The yield on two-year notes fell as low as 0.94 percent and on the 10-year to 2.84 percent as European and Asian stock losses stoked demand for the safest assets. Yields will decline in 2009 as the Federal Reserve lowers its 1 percent target rate for overnight loans between banks to zero, JPMorgan Chase & Co. wrote in a report on Nov. 28.
“It’s the economic outlook that’s moving the market,” said Lawrence Dyer, an interest-rate strategist in New York at HSBC Securities USA Inc., one of the 17 primary dealers that trade bonds with the Fed. The central bank will “make a commitment to keep rates low for a period of time, and that is a signal for the market to take two-year notes down to a zero carry against funding.”
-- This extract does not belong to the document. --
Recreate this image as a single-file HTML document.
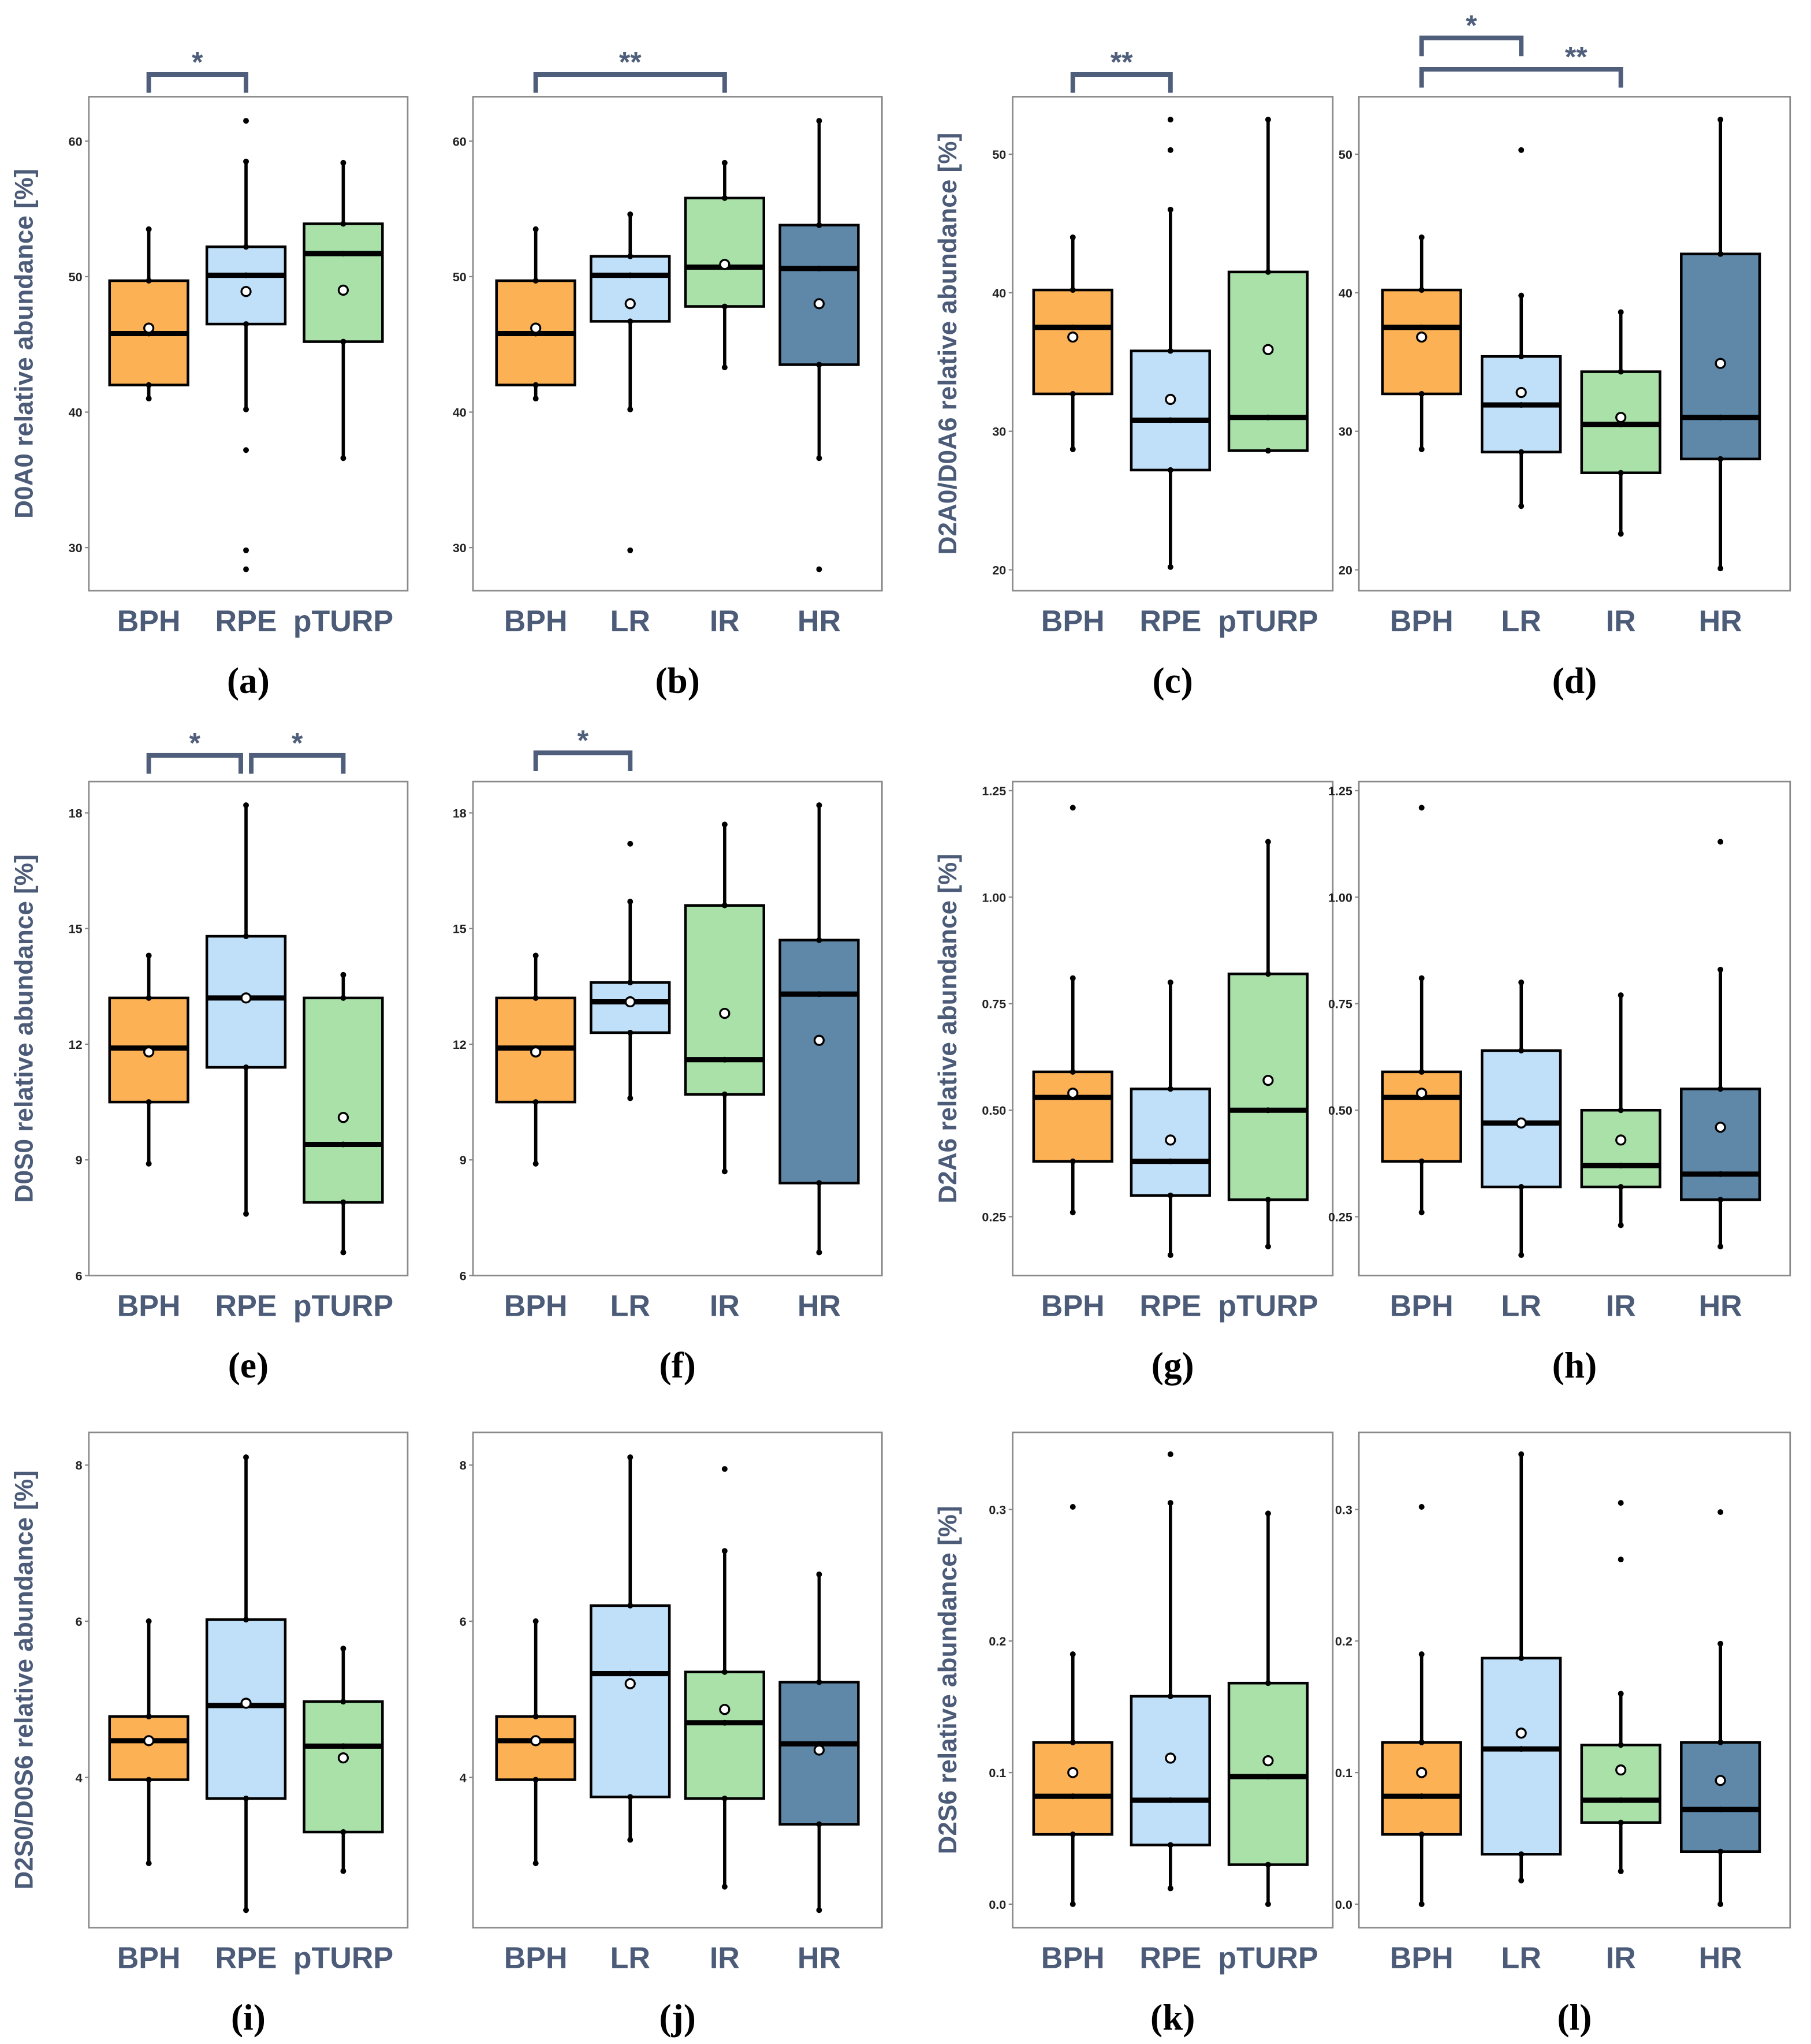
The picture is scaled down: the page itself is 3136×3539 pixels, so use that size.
<!DOCTYPE html>
<html><head><meta charset="utf-8"><style>
html,body{margin:0;padding:0;background:#fff;}
svg{display:block;}
</style></head><body>
<svg id="chart" width="3136" height="3539" viewBox="0 0 1386 1564" preserveAspectRatio="none" xmlns="http://www.w3.org/2000/svg"></svg>
<script>
// ---- data ----
const cats3 = ["BPH","RPE","pTURP"];
const cats4 = ["BPH","LR","IR","HR"];
// box rows: [lowWhisker, q1, median, q3, highWhisker]
const box_a = [[41,42,45.8,49.7,53.5],[40.2,46.5,50.1,52.2,58.5],[36.6,45.2,51.7,53.9,58.4]];
const mean_a = [46.2,48.9,49];
const out_a = [[],[61.5,37.2,29.8,28.4],[]];
const box_b = [[41,42,45.8,49.7,53.5],[40.2,46.7,50.1,51.5,54.6],[43.3,47.8,50.7,55.8,58.4],[36.6,43.5,50.6,53.8,61.5]];
const mean_b = [46.2,48,50.9,48];
const out_b = [[],[29.8],[],[28.4]];
const box_c = [[28.7,32.7,37.5,40.2,44],[20.2,27.2,30.8,35.8,46],[28.6,28.6,31,41.5,52.5]];
const mean_c = [36.8,32.3,35.9];
const out_c = [[],[50.3,52.5],[]];
const box_d = [[28.7,32.7,37.5,40.2,44],[24.6,28.5,31.9,35.4,39.8],[22.6,27,30.5,34.3,38.6],[20.1,28,31,42.8,52.5]];
const mean_d = [36.8,32.8,31,34.9];
const out_d = [[],[50.3],[],[]];
const box_e = [[8.9,10.5,11.9,13.2,14.3],[7.6,11.4,13.2,14.8,18.2],[6.6,7.9,9.4,13.2,13.8]];
const mean_e = [11.8,13.2,10.1];
const out_e = [[],[],[]];
const box_f = [[8.9,10.5,11.9,13.2,14.3],[10.6,12.3,13.1,13.6,15.7],[8.7,10.7,11.6,15.6,17.7],[6.6,8.4,13.3,14.7,18.2]];
const mean_f = [11.8,13.1,12.8,12.1];
const out_f = [[],[17.2],[],[]];
const box_g = [[0.26,0.38,0.53,0.59,0.81],[0.16,0.30,0.38,0.55,0.80],[0.18,0.29,0.50,0.82,1.13]];
const mean_g = [0.54,0.43,0.57];
const out_g = [[1.21],[],[]];
const box_h = [[0.26,0.38,0.53,0.59,0.81],[0.16,0.32,0.47,0.64,0.80],[0.23,0.32,0.37,0.50,0.77],[0.18,0.29,0.35,0.55,0.83]];
const mean_h = [0.54,0.47,0.43,0.46];
const out_h = [[1.21],[],[],[1.13]];
const box_i = [[2.9,3.97,4.47,4.78,6],[2.3,3.73,4.92,6.02,8.1],[2.8,3.3,4.4,4.97,5.65]];
const mean_i = [4.47,4.95,4.25];
const out_i = [[],[],[]];
const box_j = [[2.9,3.97,4.47,4.78,6],[3.2,3.75,5.33,6.2,8.1],[2.6,3.73,4.7,5.35,6.9],[2.3,3.4,4.43,5.22,6.6]];
const mean_j = [4.47,5.2,4.87,4.35];
const out_j = [[],[],[7.95],[]];
const box_k = [[0,0.053,0.082,0.123,0.19],[0.012,0.045,0.079,0.158,0.305],[0,0.03,0.097,0.168,0.297]];
const mean_k = [0.100,0.111,0.109];
const out_k = [[0.302],[0.342],[]];
const box_l = [[0,0.053,0.082,0.123,0.19],[0.018,0.038,0.118,0.187,0.342],[0.025,0.062,0.079,0.121,0.16],[0,0.04,0.072,0.123,0.198]];
const mean_l = [0.100,0.13,0.102,0.094];
const out_l = [[0.302],[],[0.262,0.305],[0.298]];
const ticks_ab = ["60","50","40","30"];
const ticks_cd = ["50","40","30","20"];
const ticks_ef = ["18","15","12","9","6"];
const ticks_gh = ["1.25","1.00","0.75","0.50","0.25"];
const ticks_ij = ["8","6","4"];
const ticks_kl = ["0.3","0.2","0.1","0.0"];

// ---- layout ----
const NS="http://www.w3.org/2000/svg";
const svg=document.getElementById('chart');
function mk(tag,attrs,parent){const e=document.createElementNS(NS,tag);for(const k in attrs)e.setAttribute(k,attrs[k]);(parent||svg).appendChild(e);return e;}
const fills4=["#FBB154","#BFE0F8","#A9E1A9","#5E87A8"];
const fills3=["#FBB154","#BFE0F8","#A9E1A9"];
const colX={a:[68,312],b:[362,675],c:[775,1020],d:[1040,1370]};
const rowY=[[74,452],[598,976],[1096,1475]];
const panels=[
 {id:"a",col:"a",row:0,cats:cats3,box:box_a,mean:mean_a,out:out_a,ticks:ticks_ab,ref:[60,108,30,419],title:"D0A0 relative abundance [%]"},
 {id:"b",col:"b",row:0,cats:cats4,box:box_b,mean:mean_b,out:out_b,ticks:ticks_ab,ref:[60,108,30,419]},
 {id:"c",col:"c",row:0,cats:cats3,box:box_c,mean:mean_c,out:out_c,ticks:ticks_cd,ref:[50,118,20,436],title:"D2A0/D0A6 relative abundance [%]"},
 {id:"d",col:"d",row:0,cats:cats4,box:box_d,mean:mean_d,out:out_d,ticks:ticks_cd,ref:[50,118,20,436]},
 {id:"e",col:"a",row:1,cats:cats3,box:box_e,mean:mean_e,out:out_e,ticks:ticks_ef,ref:[18,622,6,976],title:"D0S0 relative abundance [%]"},
 {id:"f",col:"b",row:1,cats:cats4,box:box_f,mean:mean_f,out:out_f,ticks:ticks_ef,ref:[18,622,6,976]},
 {id:"g",col:"c",row:1,cats:cats3,box:box_g,mean:mean_g,out:out_g,ticks:ticks_gh,ref:[1.25,605,0.25,931],title:"D2A6 relative abundance [%]"},
 {id:"h",col:"d",row:1,cats:cats4,box:box_h,mean:mean_h,out:out_h,ticks:ticks_gh,ref:[1.25,605,0.25,931]},
 {id:"i",col:"a",row:2,cats:cats3,box:box_i,mean:mean_i,out:out_i,ticks:ticks_ij,ref:[8,1121,4,1360],title:"D2S0/D0S6 relative abundance [%]"},
 {id:"j",col:"b",row:2,cats:cats4,box:box_j,mean:mean_j,out:out_j,ticks:ticks_ij,ref:[8,1121,4,1360]},
 {id:"k",col:"c",row:2,cats:cats3,box:box_k,mean:mean_k,out:out_k,ticks:ticks_kl,ref:[0.3,1155,0,1457],title:"D2S6 relative abundance [%]"},
 {id:"l",col:"d",row:2,cats:cats4,box:box_l,mean:mean_l,out:out_l,ticks:ticks_kl,ref:[0.3,1155,0,1457]}
];
const brackets=[
 {p:"a",g1:0,g2:1,y:57,label:"*",d1:0,d2:0,lx:0},
 {p:"b",g1:0,g2:2,y:57,label:"**",d1:0,d2:0,lx:0},
 {p:"c",g1:0,g2:1,y:57,label:"**",d1:0,d2:0,lx:0},
 {p:"d",g1:0,g2:1,y:29,label:"*",d1:0,d2:0,lx:0},
 {p:"d",g1:0,g2:2,y:53,label:"**",d1:0,d2:0,lx:42},
 {p:"e",g1:0,g2:1,y:578,label:"*",d1:0,d2:-4,lx:0},
 {p:"e",g1:1,g2:2,y:578,label:"*",d1:4,d2:0,lx:0},
 {p:"f",g1:0,g2:1,y:576,label:"*",d1:0,d2:0,lx:0}
];
const TXT="#4B5B78";
const geo={};
panels.forEach(P=>{
  const [x0,x1]=colX[P.col]; const [y0,y1]=rowY[P.row];
  const [v0,py0,v1,py1]=P.ref;
  const yS=v=>py0+(v-v0)*(py1-py0)/(v1-v0);
  const n=P.cats.length;
  const w=x1-x0;
  const xS=i=> n===3 ? x0+w*0.188+i*w*0.305 : x0+48+i*w*0.231;
  geo[P.id]={xS,yS};
  const g=mk('g',{});
  
  
  const fr=mk('rect',{x:x0,y:y0,width:w,height:y1-y0,fill:'none',stroke:'#8a8a8a','stroke-width':1.2},g);
  
  
  P.ticks.forEach(t=>{
    const ty=yS(parseFloat(t));
    const tl=mk('text',{x:x0-5,y:ty+3.5,'text-anchor':'end','font-family':'Liberation Sans, sans-serif','font-size':9.5,'font-weight':'bold',fill:'#222'},g);
    tl.textContent=t;
    
    
    mk('line',{x1:x0-3,x2:x0,y1:ty,y2:ty,stroke:'#888','stroke-width':1},g);
  });
  const fills=n===3?fills3:fills4;
  P.cats.forEach((c,i)=>{
    const cx=xS(i); const b=P.box[i]; const hw=30;
    const wh=mk('line',{x1:cx,x2:cx,y1:yS(b[0]),y2:yS(b[4]),stroke:'#000','stroke-width':2.5},g);
    
    
    const r=mk('rect',{x:cx-hw,y:yS(b[3]),width:2*hw,height:yS(b[1])-yS(b[3]),fill:fills[i],stroke:'#000','stroke-width':2},g);
    
    
    const md=mk('line',{x1:cx-hw,x2:cx+hw,y1:yS(b[2]),y2:yS(b[2]),stroke:'#000','stroke-width':4},g);
    
    
    [b[0],b[1],b[2],b[3],b[4]].forEach(v=>{
      const d=mk('circle',{cx:cx,cy:yS(v),r:2.2,fill:'#000'},g);
      
      
    });
    P.out[i].forEach(v=>{
      const o=mk('circle',{cx:cx,cy:yS(v),r:2.2,fill:'#000'},g);
      
      
    });
    const m=mk('circle',{cx:cx,cy:yS(P.mean[i]),r:3.5,fill:'#fff',stroke:'#000','stroke-width':1.5},g);
    
    
    const cl=mk('text',{x:cx,y:y1+31,'text-anchor':'middle','font-family':'Liberation Sans, sans-serif','font-size':23,'font-weight':'bold',fill:TXT},g);
    cl.textContent=c;
    
    
  });
  const pl=mk('text',{x:(x0+x1)/2,y:y1+78,'text-anchor':'middle','font-family':'Liberation Serif, serif','font-size':28,'font-weight':'bold',fill:'#000'},g);
  pl.textContent='('+P.id+')';
  
  
  if(P.title){
    const tx=x0-43, ty=(y0+y1)/2;
    const yt=mk('text',{x:tx,y:ty,'text-anchor':'middle','font-family':'Liberation Sans, sans-serif','font-size':19.5,'font-weight':'bold',fill:TXT,transform:`rotate(-90 ${tx} ${ty})`},g);
    yt.textContent=P.title;
    
    
  }
});
brackets.forEach(B=>{
  const G=geo[B.p]; const xa=G.xS(B.g1)+B.d1, xb=G.xS(B.g2)+B.d2;
  const bot=B.y+14;
  const p=mk('path',{d:`M${xa},${bot} L${xa},${B.y} L${xb},${B.y} L${xb},${bot}`,fill:'none',stroke:'#4F5F7B','stroke-width':3.5});
  
  
  const t=mk('text',{x:(xa+xb)/2+B.lx,y:B.y-2,'text-anchor':'middle','font-family':'Liberation Sans, sans-serif','font-size':22,'font-weight':'bold',fill:'#4F5F7B'});
  t.textContent=B.label;
  
  
});
</script>
</body></html>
The 10-year note yield fell eight basis points, or 0.08 percentage point, to 2.84 percent at 8:55 a.m. in New York, the least since Fed daily records started in 1962, according to BGCantor Market Data. It touched 2.78 percent in 1955 as measured on a monthly basis. The 3.75 percent security due November 2018 rose 24/32, or $7.50 per $1,000 face amount, to 107 26/32. The two-year note declined five basis points to 0.95 percent, after falling through 1 percent for the first time on Nov. 20.
The 30-year bond yield dropped 10 basis points to a record 3.33 percent.
...
...
The difference between what banks and the Treasury pay to borrow money for three months, the so-called TED spread, widened to 218 basis points from 2008’s low of 76 basis points set in May. The spread was at 464 basis points on Oct. 10, the most since Bloomberg began compiling the data in 1984.